### What this task involves
Copy the records below word for word, from the first line through the line that contains "a_edge_width = [11, 9, 15, 10]", and leave out any pictures.

### Data
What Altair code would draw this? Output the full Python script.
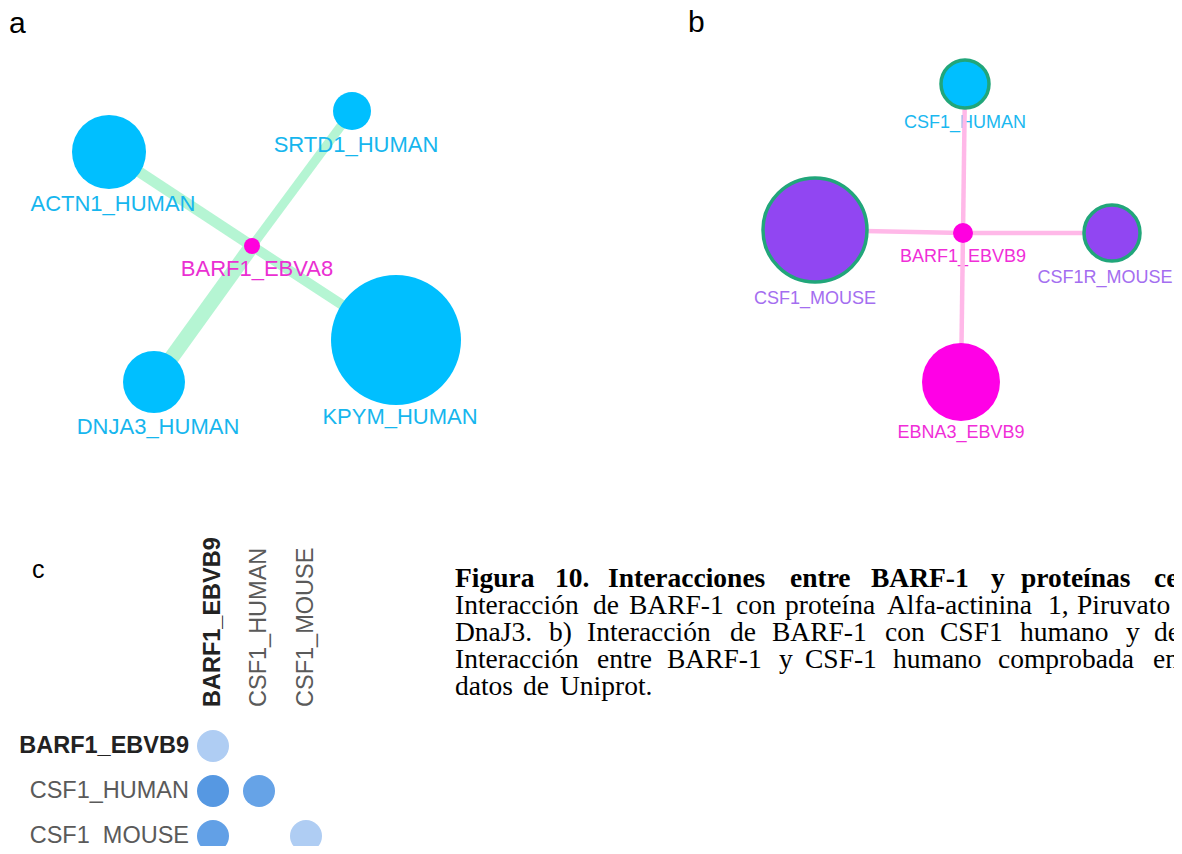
import altair as alt
import pandas as pd

W, H = 1166, 838  # plot area = page minus the 8px margin; 1 unit = 1 px

# ---------------- Panel a : network around BARF1_EBVA8 ----------------
a_nodes = ["BARF1_EBVA8", "ACTN1_HUMAN", "SRTD1_HUMAN", "DNJA3_HUMAN", "KPYM_HUMAN"]
a_node_x = [252, 109, 352, 154, 396]
a_node_y = [246, 152, 111, 382, 340]
a_node_r = [8, 37, 19, 31, 65]
a_node_fill = ["#ff00dd", "#00bfff", "#00bfff", "#00bfff", "#00bfff"]
a_label_x = [257, 113, 356, 158, 400]
a_label_y = [269, 204, 145, 427, 417]
a_label_color = ["#ea2fd2", "#16b6ee", "#16b6ee", "#16b6ee", "#16b6ee"]
a_edge_target = [1, 2, 3, 4]
a_edge_width = [11, 9, 15, 10]

# ---------------- Panel b : network around BARF1_EBVB9 ----------------
b_nodes = ["BARF1_EBVB9", "CSF1_HUMAN", "CSF1_MOUSE", "CSF1R_MOUSE", "EBNA3_EBVB9"]
b_node_x = [963, 965, 815, 1112, 961]
b_node_y = [233, 84, 230, 233, 382]
b_node_r = [10, 24, 52, 28, 39]
b_node_fill = ["#ff00e0", "#00bfff", "#9146f2", "#9146f2", "#ff00e6"]
b_node_ring = [False, True, True, True, False]
b_label_x = [963, 965, 815, 1105, 961]
b_label_y = [257, 123, 299, 278, 433]
b_label_color = ["#f02ed8", "#1ab8f0", "#a46ef0", "#a46ef0", "#f02ed8"]
b_edge_target = [1, 2, 3, 4]

# ---------------- Panel c : interaction matrix ----------------
c_names = ["BARF1_EBVB9", "CSF1_HUMAN", "CSF1_MOUSE"]
c_bold = [True, False, False]
c_col_x = [213, 259, 306]
c_row_y = [746, 791, 836]
c_cell_row = [0, 1, 1, 2, 2]
c_cell_col = [0, 0, 1, 0, 2]
c_cell_color = ["#afcdf3", "#5698e2", "#66a3e7", "#62a0e6", "#afcdf3"]
c_cell_r = 16

# ---------------- Panel letters ----------------
letters = ["a", "b", "c"]
letter_x = [9, 688, 32]
letter_y = [33, 32, 578]
letter_size = [30, 30, 25]

# ---------------- Caption (justified lines placed word by word) ----------------
cap_line_y = [587, 614, 641, 668, 695]
cap_words = [
    ["Figura", "10.", "Interacciones", "entre", "BARF-1", "y", "proteínas", "celulares."],
    ["Interacción", "de", "BARF-1", "con", "proteína", "Alfa-actinina", "1,", "Piruvato"],
    ["DnaJ3.", "b)", "Interacción", "de", "BARF-1", "con", "CSF1", "humano", "y", "de"],
    ["Interacción", "entre", "BARF-1", "y", "CSF-1", "humano", "comprobada", "en"],
    ["datos", "de", "Uniprot."],
]
cap_word_x = [
    [455, 555, 608, 790, 871, 991, 1021, 1154],
    [455, 593, 629, 736, 785, 887, 1048, 1077],
    [455, 549, 587, 730, 772, 885, 940, 1020, 1126, 1154],
    [455, 597, 667, 779, 805, 893, 998, 1153],
    [455, 523, 560],
]

# ---------------- tables ----------------
def sym_size(r):
    # Vega symbol size is the area of the bounding square: (2r)^2
    return (2 * r) ** 2

xs = alt.Scale(domain=[8, 8 + W], nice=False, zero=False)
ys = alt.Scale(domain=[8, 8 + H], nice=False, zero=False, reverse=True)
X = alt.X("x:Q", scale=xs, axis=None)
Y = alt.Y("y:Q", scale=ys, axis=None)

a_edges = pd.DataFrame({
    "x": [a_node_x[0]] * 4, "y": [a_node_y[0]] * 4,
    "x2": [a_node_x[i] for i in a_edge_target],
    "y2": [a_node_y[i] for i in a_edge_target],
    "w": a_edge_width,
})
a_nodes_df = pd.DataFrame({"x": a_node_x, "y": a_node_y,
                           "s": [sym_size(r) for r in a_node_r], "fill": a_node_fill})
a_labels_df = pd.DataFrame({"x": a_label_x, "y": a_label_y, "t": a_nodes, "c": a_label_color})

b_edges = pd.DataFrame({
    "x": [b_node_x[0]] * 4, "y": [b_node_y[0]] * 4,
    "x2": [b_node_x[i] for i in b_edge_target],
    "y2": [b_node_y[i] for i in b_edge_target],
})
b_nodes_df = pd.DataFrame({"x": b_node_x, "y": b_node_y,
                           "s": [sym_size(r) for r in b_node_r], "fill": b_node_fill,
                           "ring": b_node_ring})
b_labels_df = pd.DataFrame({"x": b_label_x, "y": b_label_y, "t": b_nodes, "c": b_label_color})

c_cells = pd.DataFrame({
    "x": [c_col_x[j] for j in c_cell_col],
    "y": [c_row_y[i] for i in c_cell_row],
    "fill": c_cell_color,
})
c_rows = pd.DataFrame({"x": [189] * 3, "y": c_row_y, "t": c_names, "b": c_bold})
c_cols = pd.DataFrame({"x": c_col_x, "y": [707] * 3, "t": c_names, "b": c_bold})

letters_df = pd.DataFrame({"x": letter_x, "y": letter_y, "t": letters, "s": letter_size})

cap_rows = []
for li, (words, xs_) in enumerate(zip(cap_words, cap_word_x)):
    for w, x in zip(words, xs_):
        cap_rows.append({"x": x, "y": cap_line_y[li], "t": w, "bold": li == 0})
cap_df = pd.DataFrame(cap_rows)

# ---------------- layers ----------------
layers = []

# panel a
layers.append(alt.Chart(a_edges).mark_rule(color="#b5f5d3", strokeCap="butt").encode(
    x=X, y=Y, x2="x2:Q", y2="y2:Q", strokeWidth=alt.StrokeWidth("w:Q", scale=None)))
layers.append(alt.Chart(a_nodes_df).mark_circle(opacity=1).encode(
    x=X, y=Y, size=alt.Size("s:Q", scale=None), color=alt.Color("fill:N", scale=None)))
layers.append(alt.Chart(a_labels_df).mark_text(
    font="Liberation Sans", fontSize=22, align="center", baseline="middle").encode(
    x=X, y=Y, text="t:N", color=alt.Color("c:N", scale=None)))

# panel b
layers.append(alt.Chart(b_labels_df).mark_text(
    font="Liberation Sans", fontSize=18, align="center", baseline="middle").encode(
    x=X, y=Y, text="t:N", color=alt.Color("c:N", scale=None)))
layers.append(alt.Chart(b_edges).mark_rule(color="#ffb8e8", strokeWidth=4.5).encode(
    x=X, y=Y, x2="x2:Q", y2="y2:Q"))
layers.append(alt.Chart(b_nodes_df).transform_filter("datum.ring").mark_circle(
    opacity=1, stroke="#21a67a", strokeWidth=3.5, strokeOpacity=1).encode(
    x=X, y=Y, size=alt.Size("s:Q", scale=None), fill=alt.Fill("fill:N", scale=None)))
layers.append(alt.Chart(b_nodes_df).transform_filter("!datum.ring").mark_circle(opacity=1).encode(
    x=X, y=Y, size=alt.Size("s:Q", scale=None), color=alt.Color("fill:N", scale=None)))

# panel c
layers.append(alt.Chart(c_cells).mark_circle(opacity=1, size=sym_size(c_cell_r)).encode(
    x=X, y=Y, color=alt.Color("fill:N", scale=None)))
layers.append(alt.Chart(c_rows).transform_filter("datum.b").mark_text(
    font="Liberation Sans", fontSize=23.5, fontWeight="bold", color="#222222",
    align="right", baseline="middle").encode(x=X, y=Y, text="t:N"))
layers.append(alt.Chart(c_rows).transform_filter("!datum.b").mark_text(
    font="Liberation Sans", fontSize=23.5, color="#5a5a5a",
    align="right", baseline="middle").encode(x=X, y=Y, text="t:N"))
layers.append(alt.Chart(c_cols).transform_filter("datum.b").mark_text(
    font="Liberation Sans", fontSize=23.5, fontWeight="bold", color="#222222",
    align="left", baseline="middle", angle=270).encode(x=X, y=Y, text="t:N"))
layers.append(alt.Chart(c_cols).transform_filter("!datum.b").mark_text(
    font="Liberation Sans", fontSize=23.5, color="#5a5a5a",
    align="left", baseline="middle", angle=270).encode(x=X, y=Y, text="t:N"))

# letters
layers.append(alt.Chart(letters_df).mark_text(
    font="Liberation Sans", color="#000000", align="left", baseline="alphabetic").encode(
    x=X, y=Y, text="t:N", size=alt.Size("s:Q", scale=None)))

# caption
layers.append(alt.Chart(cap_df).transform_filter("datum.bold").mark_text(
    font="Liberation Serif", fontSize=27.5, fontWeight="bold", color="#000000",
    align="left", baseline="alphabetic").encode(x=X, y=Y, text="t:N"))
layers.append(alt.Chart(cap_df).transform_filter("!datum.bold").mark_text(
    font="Liberation Serif", fontSize=27.5, color="#000000",
    align="left", baseline="alphabetic").encode(x=X, y=Y, text="t:N"))

chart = alt.layer(*layers).properties(
    width=W, height=H, padding=0,
    autosize=alt.AutoSizeParams(type="none"),
).configure_view(stroke=None)

chart.save("out.html", embed_options={"renderer": "svg", "actions": False})
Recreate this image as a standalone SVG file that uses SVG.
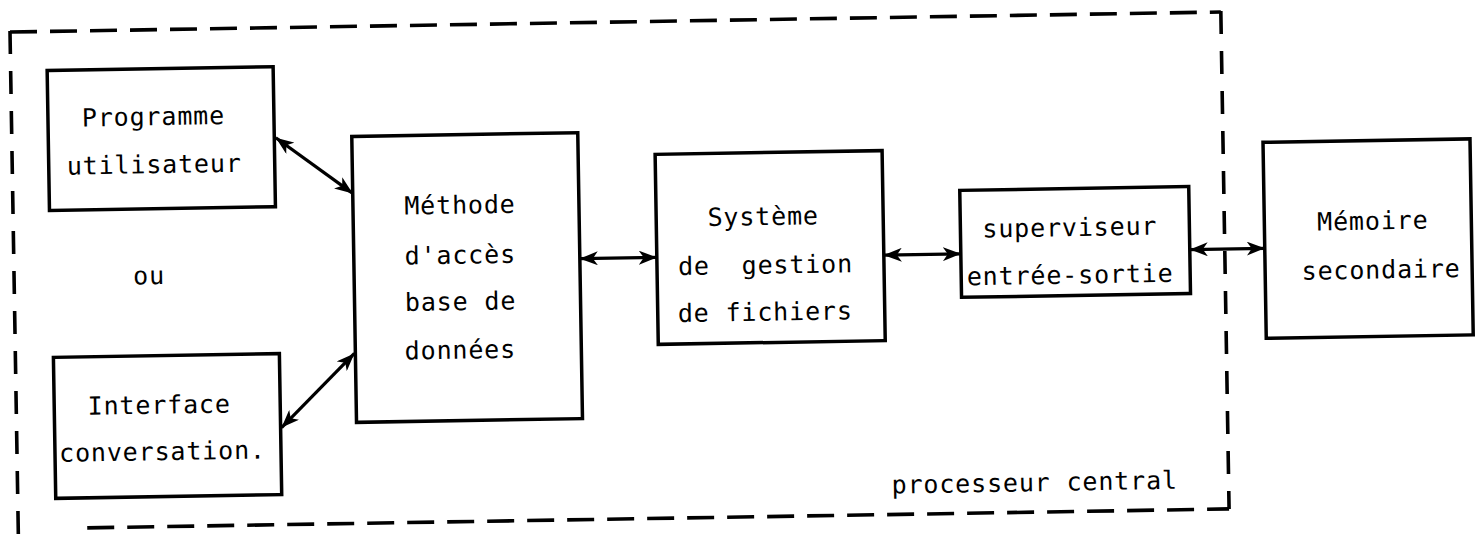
<svg xmlns="http://www.w3.org/2000/svg" width="1481" height="534" viewBox="0 0 1481 534">
  <style>
    .box { fill: #fff; stroke: #000; stroke-width: 3.5; stroke-linejoin: miter; }
    .frame { fill: none; stroke: #000; stroke-width: 3.6; }
    .frame-h { stroke-dasharray: 27 13; }
    .frame-v { stroke-dasharray: 23 17; }
    .link { fill: none; stroke: #000; stroke-width: 3.2; marker-start: url(#head); marker-end: url(#head); }
    text { font-family: "DejaVu Sans Mono", "Liberation Mono", monospace; font-size: 25px; letter-spacing: 0.85px; fill: #000; }
    .c { text-anchor: middle; }
  </style>
  <defs>
    <marker id="head" viewBox="0 0 18 14" refX="18" refY="7" markerWidth="18" markerHeight="14" markerUnits="userSpaceOnUse" orient="auto-start-reverse">
      <path d="M0,0 L18,7 L0,14 L5,7 z" fill="#000"/>
    </marker>
  </defs>

  <rect width="1481" height="534" fill="#fff"/>

  <!-- the whole sheet sits at a slight tilt -->
  <g transform="rotate(-0.95 740 267)">

    <!-- dashed outline of the central processor -->
    <g id="processeur-central">
      <path class="frame frame-h" d="M14,20 H1225"/>
      <path class="frame frame-v" d="M1225,19 V517"/>
      <path class="frame frame-h" d="M83,517 H1225"/>
      <path class="frame frame-v" d="M14,19 V530"/>
      <text x="888" y="496">processeur central</text>
    </g>

    <!-- connectors -->
    <g id="connectors">
      <path class="link" d="M278,130 L354,187"/>
      <path class="link" d="M279,420 L353,347"/>
      <path class="link" d="M580,256 H657"/>
      <path class="link" d="M884,257.5 H961"/>
      <path class="link" d="M1190,257 H1265"/>
    </g>

    <g id="programme-utilisateur">
      <rect class="box" x="50.5" y="59" width="226" height="140"/>
      <text class="c" x="156" y="115.5">Programme</text>
      <text class="c" x="156" y="163.5">utilisateur</text>
    </g>

    <g id="ou">
      <text class="c" x="149" y="274.5">ou</text>
    </g>

    <g id="interface-conversation">
      <rect class="box" x="52" y="346" width="226" height="141"/>
      <text class="c" x="157" y="404">Interface</text>
      <text class="c" x="159.5" y="450.5">conversation.</text>
    </g>

    <g id="methode-acces">
      <rect class="box" x="354" y="130" width="226" height="286"/>
      <text class="c" x="461" y="209">Méthode</text>
      <text class="c" x="460.5" y="259">d'accès</text>
      <text class="c" x="460" y="305.5">base de</text>
      <text class="c" x="459" y="354">données</text>
    </g>

    <g id="systeme-gestion-fichiers">
      <rect class="box" x="657" y="153" width="227" height="190"/>
      <text class="c" x="764" y="225.5">Système</text>
      <text class="c" x="765.5" y="274" style="white-space:pre">de  gestion</text>
      <text class="c" x="764.5" y="321">de fichiers</text>
    </g>

    <g id="superviseur-es">
      <rect class="box" x="961" y="194" width="229" height="107"/>
      <text class="c" x="1070.5" y="241.5">superviseur</text>
      <text class="c" x="1070" y="289">entrée-sortie</text>
    </g>

    <g id="memoire-secondaire">
      <rect class="box" x="1265" y="151" width="207" height="196"/>
      <text class="c" x="1373.5" y="240">Mémoire</text>
      <text class="c" x="1381" y="289">secondaire</text>
    </g>
  </g>
</svg>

### Final answer
What Altair code would draw this? Output the full Python script.
import altair as alt
import pandas as pd

W, H = 1166, 838  # plot area = page minus the 8px margin; 1 unit = 1 px

# ---------------- Panel a : network around BARF1_EBVA8 ----------------
a_nodes = ["BARF1_EBVA8", "ACTN1_HUMAN", "SRTD1_HUMAN", "DNJA3_HUMAN", "KPYM_HUMAN"]
a_node_x = [252, 109, 352, 154, 396]
a_node_y = [246, 152, 111, 382, 340]
a_node_r = [8, 37, 19, 31, 65]
a_node_fill = ["#ff00dd", "#00bfff", "#00bfff", "#00bfff", "#00bfff"]
a_label_x = [257, 113, 356, 158, 400]
a_label_y = [269, 204, 145, 427, 417]
a_label_color = ["#ea2fd2", "#16b6ee", "#16b6ee", "#16b6ee", "#16b6ee"]
a_edge_target = [1, 2, 3, 4]
a_edge_width = [11, 9, 15, 10]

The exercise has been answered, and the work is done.